:: Task ::
Read through the data and count the lines that contain the string "this"; give only the result.

[Entries with chart source code]
Start

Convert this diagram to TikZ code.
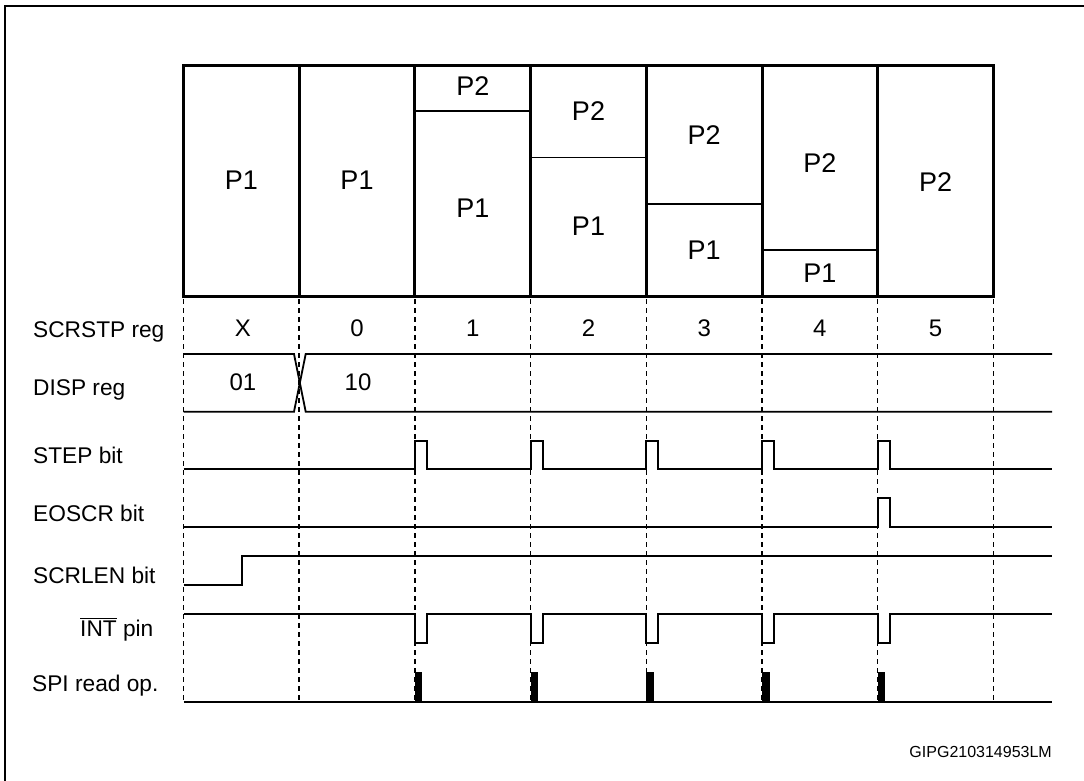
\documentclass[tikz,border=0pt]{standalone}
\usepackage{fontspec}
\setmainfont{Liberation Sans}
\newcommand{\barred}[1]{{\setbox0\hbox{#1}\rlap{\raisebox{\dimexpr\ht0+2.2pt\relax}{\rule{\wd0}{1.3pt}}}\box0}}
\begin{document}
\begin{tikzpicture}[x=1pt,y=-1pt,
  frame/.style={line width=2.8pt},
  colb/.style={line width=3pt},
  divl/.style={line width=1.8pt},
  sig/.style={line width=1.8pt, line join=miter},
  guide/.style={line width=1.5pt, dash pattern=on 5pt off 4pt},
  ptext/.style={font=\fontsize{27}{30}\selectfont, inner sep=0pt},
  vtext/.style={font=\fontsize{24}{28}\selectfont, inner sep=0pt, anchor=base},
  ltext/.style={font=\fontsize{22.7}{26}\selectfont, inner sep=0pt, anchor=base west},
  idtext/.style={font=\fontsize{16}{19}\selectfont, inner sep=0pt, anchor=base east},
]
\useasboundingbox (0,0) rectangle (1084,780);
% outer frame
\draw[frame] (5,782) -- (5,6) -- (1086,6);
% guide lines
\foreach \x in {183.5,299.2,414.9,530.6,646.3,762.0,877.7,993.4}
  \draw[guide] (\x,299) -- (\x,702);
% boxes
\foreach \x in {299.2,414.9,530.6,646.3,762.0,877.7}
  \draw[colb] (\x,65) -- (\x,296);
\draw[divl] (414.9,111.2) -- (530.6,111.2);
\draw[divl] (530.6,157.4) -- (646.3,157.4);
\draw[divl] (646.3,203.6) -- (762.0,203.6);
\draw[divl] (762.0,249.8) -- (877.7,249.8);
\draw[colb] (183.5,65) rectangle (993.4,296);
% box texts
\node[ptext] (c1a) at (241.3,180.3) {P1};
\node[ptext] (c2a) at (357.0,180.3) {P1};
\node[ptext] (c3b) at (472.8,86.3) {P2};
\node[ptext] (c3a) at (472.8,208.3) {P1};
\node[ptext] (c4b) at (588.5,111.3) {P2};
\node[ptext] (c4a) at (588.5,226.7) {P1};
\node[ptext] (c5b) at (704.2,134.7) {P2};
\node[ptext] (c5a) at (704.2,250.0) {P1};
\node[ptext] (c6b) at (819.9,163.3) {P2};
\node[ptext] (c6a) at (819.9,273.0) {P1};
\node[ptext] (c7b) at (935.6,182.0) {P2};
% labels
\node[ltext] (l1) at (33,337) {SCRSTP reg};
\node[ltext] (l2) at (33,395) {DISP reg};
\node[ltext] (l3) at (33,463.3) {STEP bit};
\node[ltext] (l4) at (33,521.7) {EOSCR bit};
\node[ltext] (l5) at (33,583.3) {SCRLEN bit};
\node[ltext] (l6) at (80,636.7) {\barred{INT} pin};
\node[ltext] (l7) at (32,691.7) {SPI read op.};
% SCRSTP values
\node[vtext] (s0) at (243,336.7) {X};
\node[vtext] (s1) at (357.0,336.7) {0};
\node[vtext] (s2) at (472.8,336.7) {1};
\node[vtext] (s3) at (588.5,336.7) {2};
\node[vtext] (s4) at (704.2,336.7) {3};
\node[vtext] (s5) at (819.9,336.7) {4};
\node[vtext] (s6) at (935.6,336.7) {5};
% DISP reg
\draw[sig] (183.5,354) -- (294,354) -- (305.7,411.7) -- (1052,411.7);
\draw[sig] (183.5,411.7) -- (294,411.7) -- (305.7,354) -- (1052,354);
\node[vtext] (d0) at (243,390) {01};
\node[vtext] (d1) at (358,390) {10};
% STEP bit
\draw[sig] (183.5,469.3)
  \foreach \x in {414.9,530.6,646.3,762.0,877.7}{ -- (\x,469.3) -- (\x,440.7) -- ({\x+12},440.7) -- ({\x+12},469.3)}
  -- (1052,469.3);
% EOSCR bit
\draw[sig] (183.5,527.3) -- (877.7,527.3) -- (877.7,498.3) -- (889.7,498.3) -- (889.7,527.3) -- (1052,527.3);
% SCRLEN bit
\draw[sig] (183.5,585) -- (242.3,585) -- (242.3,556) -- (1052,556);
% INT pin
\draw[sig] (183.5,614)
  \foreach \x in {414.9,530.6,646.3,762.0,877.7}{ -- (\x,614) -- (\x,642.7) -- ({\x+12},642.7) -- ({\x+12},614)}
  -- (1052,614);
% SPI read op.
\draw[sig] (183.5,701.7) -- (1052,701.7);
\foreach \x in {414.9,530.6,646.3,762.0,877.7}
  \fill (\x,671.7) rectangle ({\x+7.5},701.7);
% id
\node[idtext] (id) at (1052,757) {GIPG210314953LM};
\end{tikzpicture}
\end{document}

End
Start

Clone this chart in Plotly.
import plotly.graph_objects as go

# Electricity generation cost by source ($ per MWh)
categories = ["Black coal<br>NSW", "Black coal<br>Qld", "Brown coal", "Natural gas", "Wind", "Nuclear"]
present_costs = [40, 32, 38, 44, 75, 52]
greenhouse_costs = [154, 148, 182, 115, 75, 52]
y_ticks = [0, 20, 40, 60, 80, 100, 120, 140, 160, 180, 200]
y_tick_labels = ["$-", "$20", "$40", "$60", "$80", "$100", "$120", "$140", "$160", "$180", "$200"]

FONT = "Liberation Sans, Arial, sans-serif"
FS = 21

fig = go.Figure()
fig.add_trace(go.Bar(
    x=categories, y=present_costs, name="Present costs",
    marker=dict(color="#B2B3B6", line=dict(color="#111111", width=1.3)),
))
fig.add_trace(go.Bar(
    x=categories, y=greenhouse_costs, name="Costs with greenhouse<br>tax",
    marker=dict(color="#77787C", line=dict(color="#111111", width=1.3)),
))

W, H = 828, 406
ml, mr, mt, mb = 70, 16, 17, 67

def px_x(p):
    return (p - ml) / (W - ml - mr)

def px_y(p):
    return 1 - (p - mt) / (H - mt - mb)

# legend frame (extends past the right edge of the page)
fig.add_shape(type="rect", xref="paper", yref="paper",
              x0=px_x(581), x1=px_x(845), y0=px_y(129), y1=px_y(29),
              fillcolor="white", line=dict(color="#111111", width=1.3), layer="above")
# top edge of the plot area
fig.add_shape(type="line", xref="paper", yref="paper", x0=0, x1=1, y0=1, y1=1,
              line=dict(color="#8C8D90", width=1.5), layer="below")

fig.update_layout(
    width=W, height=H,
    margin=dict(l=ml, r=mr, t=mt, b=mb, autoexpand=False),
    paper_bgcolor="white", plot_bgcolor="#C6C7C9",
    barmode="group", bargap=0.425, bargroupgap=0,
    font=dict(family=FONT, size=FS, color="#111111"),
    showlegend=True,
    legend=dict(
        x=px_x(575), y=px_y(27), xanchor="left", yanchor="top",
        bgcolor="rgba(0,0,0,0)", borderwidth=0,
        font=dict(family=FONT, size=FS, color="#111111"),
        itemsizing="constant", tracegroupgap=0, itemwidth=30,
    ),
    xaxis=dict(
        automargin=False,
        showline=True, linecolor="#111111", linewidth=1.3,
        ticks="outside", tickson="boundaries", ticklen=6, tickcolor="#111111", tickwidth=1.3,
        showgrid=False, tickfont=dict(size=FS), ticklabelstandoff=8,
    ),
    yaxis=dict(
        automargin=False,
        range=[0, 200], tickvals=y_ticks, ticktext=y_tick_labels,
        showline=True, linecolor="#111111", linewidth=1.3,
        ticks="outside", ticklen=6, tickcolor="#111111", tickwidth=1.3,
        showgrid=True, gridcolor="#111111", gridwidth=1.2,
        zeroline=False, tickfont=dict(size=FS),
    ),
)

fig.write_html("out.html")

End

:: Task result ::
2